■ **Data shown**
start

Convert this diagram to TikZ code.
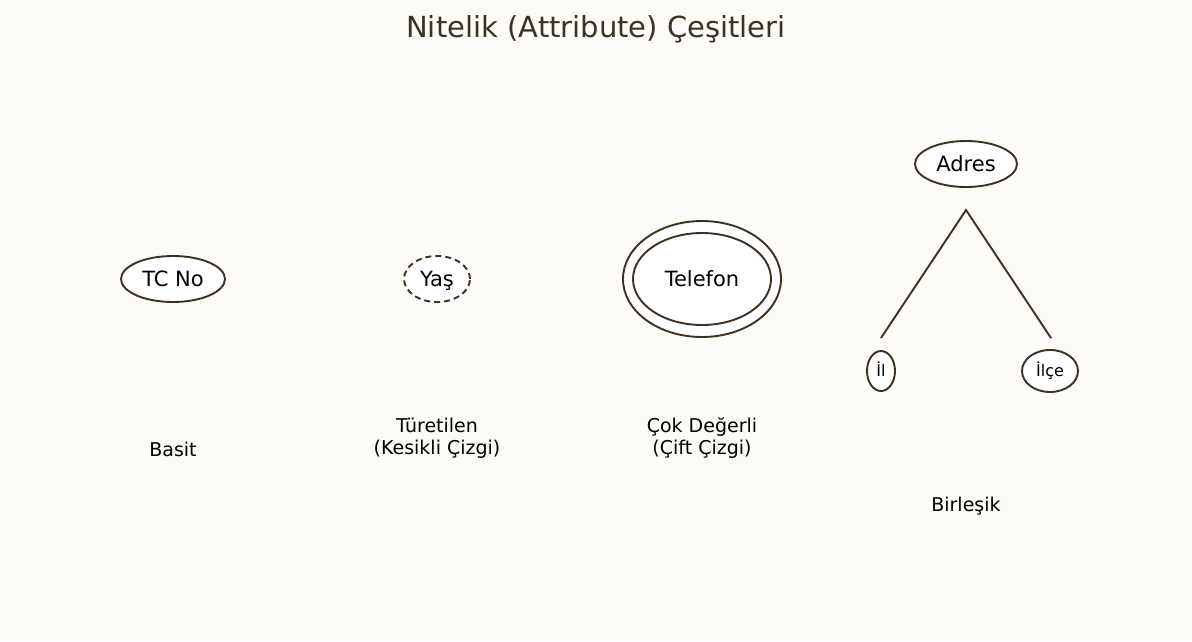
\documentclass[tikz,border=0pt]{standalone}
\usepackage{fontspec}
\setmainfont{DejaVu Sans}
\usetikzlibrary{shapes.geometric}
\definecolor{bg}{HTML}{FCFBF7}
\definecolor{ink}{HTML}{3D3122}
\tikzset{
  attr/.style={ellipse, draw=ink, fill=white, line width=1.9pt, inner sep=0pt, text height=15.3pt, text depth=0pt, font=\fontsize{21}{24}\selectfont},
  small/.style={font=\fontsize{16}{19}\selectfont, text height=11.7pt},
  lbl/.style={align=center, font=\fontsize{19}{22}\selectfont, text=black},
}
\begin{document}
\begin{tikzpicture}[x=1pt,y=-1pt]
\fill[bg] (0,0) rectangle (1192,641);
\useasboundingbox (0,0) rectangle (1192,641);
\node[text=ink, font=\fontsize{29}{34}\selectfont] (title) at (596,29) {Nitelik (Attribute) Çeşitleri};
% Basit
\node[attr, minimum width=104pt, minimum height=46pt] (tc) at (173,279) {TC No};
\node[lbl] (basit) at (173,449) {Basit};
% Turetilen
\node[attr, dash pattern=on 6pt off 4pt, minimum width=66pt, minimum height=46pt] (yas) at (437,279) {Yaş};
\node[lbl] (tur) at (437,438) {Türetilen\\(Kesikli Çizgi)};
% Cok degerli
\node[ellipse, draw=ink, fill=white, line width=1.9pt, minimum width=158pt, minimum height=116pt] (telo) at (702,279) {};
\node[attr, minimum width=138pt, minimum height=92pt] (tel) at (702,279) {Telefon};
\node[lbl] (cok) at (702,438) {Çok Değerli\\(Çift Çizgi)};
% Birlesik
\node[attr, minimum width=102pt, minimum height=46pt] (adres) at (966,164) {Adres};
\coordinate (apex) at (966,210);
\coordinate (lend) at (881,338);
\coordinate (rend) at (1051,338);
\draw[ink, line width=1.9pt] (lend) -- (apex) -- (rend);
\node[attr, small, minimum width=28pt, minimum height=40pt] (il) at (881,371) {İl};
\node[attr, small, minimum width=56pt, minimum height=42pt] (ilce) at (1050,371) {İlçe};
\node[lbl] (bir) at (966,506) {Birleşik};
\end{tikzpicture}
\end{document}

end

Print out the material word for word, omitting the pictures.

■ **Task output**
Convert this diagram to TikZ code.
\documentclass[tikz,border=0pt]{standalone}
\usepackage{fontspec}
\setmainfont{DejaVu Sans}
\usetikzlibrary{shapes.geometric}
\definecolor{bg}{HTML}{FCFBF7}
\definecolor{ink}{HTML}{3D3122}
\tikzset{
  attr/.style={ellipse, draw=ink, fill=white, line width=1.9pt, inner sep=0pt, text height=15.3pt, text depth=0pt, font=\fontsize{21}{24}\selectfont},
  small/.style={font=\fontsize{16}{19}\selectfont, text height=11.7pt},
  lbl/.style={align=center, font=\fontsize{19}{22}\selectfont, text=black},
}
\begin{document}
\begin{tikzpicture}[x=1pt,y=-1pt]
\fill[bg] (0,0) rectangle (1192,641);
\useasboundingbox (0,0) rectangle (1192,641);
\node[text=ink, font=\fontsize{29}{34}\selectfont] (title) at (596,29) {Nitelik (Attribute) Çeşitleri};
% Basit
\node[attr, minimum width=104pt, minimum height=46pt] (tc) at (173,279) {TC No};
\node[lbl] (basit) at (173,449) {Basit};
% Turetilen
\node[attr, dash pattern=on 6pt off 4pt, minimum width=66pt, minimum height=46pt] (yas) at (437,279) {Yaş};
\node[lbl] (tur) at (437,438) {Türetilen\\(Kesikli Çizgi)};
% Cok degerli
\node[ellipse, draw=ink, fill=white, line width=1.9pt, minimum width=158pt, minimum height=116pt] (telo) at (702,279) {};
\node[attr, minimum width=138pt, minimum height=92pt] (tel) at (702,279) {Telefon};
\node[lbl] (cok) at (702,438) {Çok Değerli\\(Çift Çizgi)};
% Birlesik
\node[attr, minimum width=102pt, minimum height=46pt] (adres) at (966,164) {Adres};
\coordinate (apex) at (966,210);
\coordinate (lend) at (881,338);
\coordinate (rend) at (1051,338);
\draw[ink, line width=1.9pt] (lend) -- (apex) -- (rend);
\node[attr, small, minimum width=28pt, minimum height=40pt] (il) at (881,371) {İl};
\node[attr, small, minimum width=56pt, minimum height=42pt] (ilce) at (1050,371) {İlçe};
\node[lbl] (bir) at (966,506) {Birleşik};
\end{tikzpicture}
\end{document}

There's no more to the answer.